Bagikan:

JAKARTA - Indonesia tidak ingin terjebak tergesa-gesa mengakui atau tidak mengakui pemerintahan baru di Suriah, lebih penting untuk melihat perkembangan situasi di negara itu, setelah tumbangnya Pemerintahan Presiden Bashar al-Assad .

Kelompok pemberontak Suriah yang dipimpin oleh Hayat Tahrir al-Sham (HTS) berhasil menguasai ibu kota Damaskus dan membuat Presiden Assad tumbang pada 8 Desember.

Mohamed al-Bashir didapuk sebagai perdana menteri sementara pemerintahan transisi Suriah yang direncanakan hingga 1 Maret 2025 mendatang.
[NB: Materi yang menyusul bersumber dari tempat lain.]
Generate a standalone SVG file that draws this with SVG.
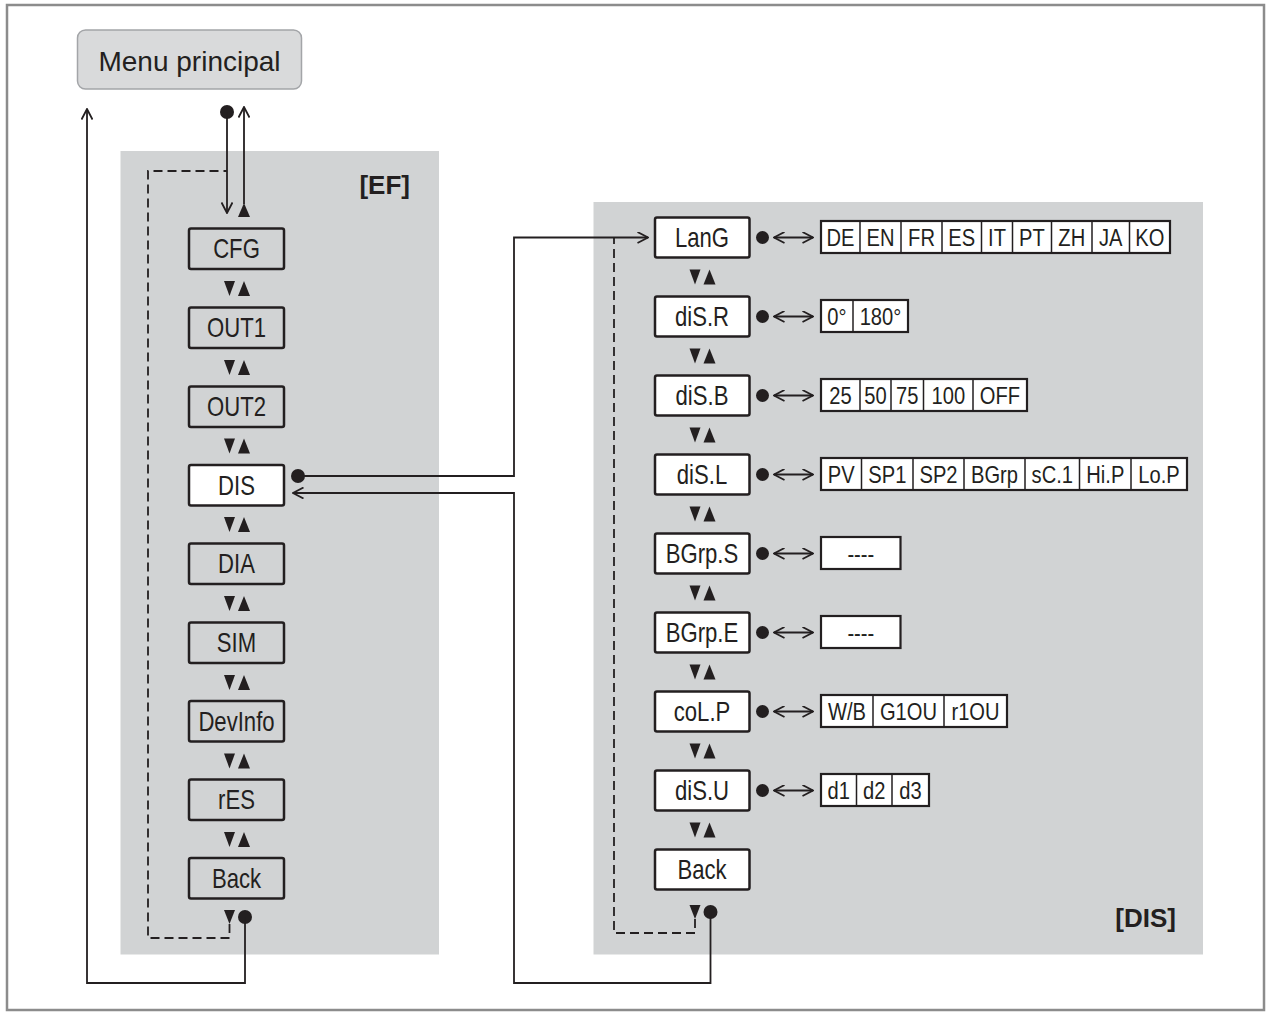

Ditanya mengenai perkembangan situasi di Suriah, Juru Bicara Kementerian Luar Negeri RI Roy Soemirat mengatakan, ketika sebuah negara baru mengakhir konflik, tidak serta merta semuanya selesai begitu saja.

"Kita tetap harus melihat, bagaimana penerimaan dari seluruh masyarakat di suriah mengenai perkembangan saat ini. Saat ini banyak stake holder di suriah yang punya pandangan sendiri," jelas Roy dalam keterangan pers di Jakarta, Senin 16 Desember.

"Indonesia akan aktif membantu isu ini di berbagai forum, termasuk forum PBB, tidak terjabak hanya untuk tergesa-gesa pengakuan atau tidak mengakui," jelasnya.

"Karena bagi masyarakat internasional bukan itu, bagaima Suriah dapat kembali ke kehidupan normal, seluruh masyarkat bisa sepakat sebagai sebuah negara, baru kita lihat masalah penerimaan internasional lebih lanjut," urai Roy.

Diberitakan sebelumnya, Pemimpin HTS Abu Mohammad al-Jolani, Al Bashir dan PM pemerintahan terguling Mohammad Ghazi al-Jalali telah bertemu dan sepakat untuk mengkoordinasikan pengalihan kekuasaan dengan cara memastikan penyediaan layanan bagi masyarakat Suriah, seperti dikutip dari CNN.

"Masih banyak resolusi terkait Suriah yang dikeluarkan DK PBB harus diimplementasikan pihak-pihak yang selama ini terlibat langsung dalam konflik, baik dari pemerintahan yang baru dijatuhkan maupun sisi oposisi yang mengambil alih pemerintahan," pungkas Roy.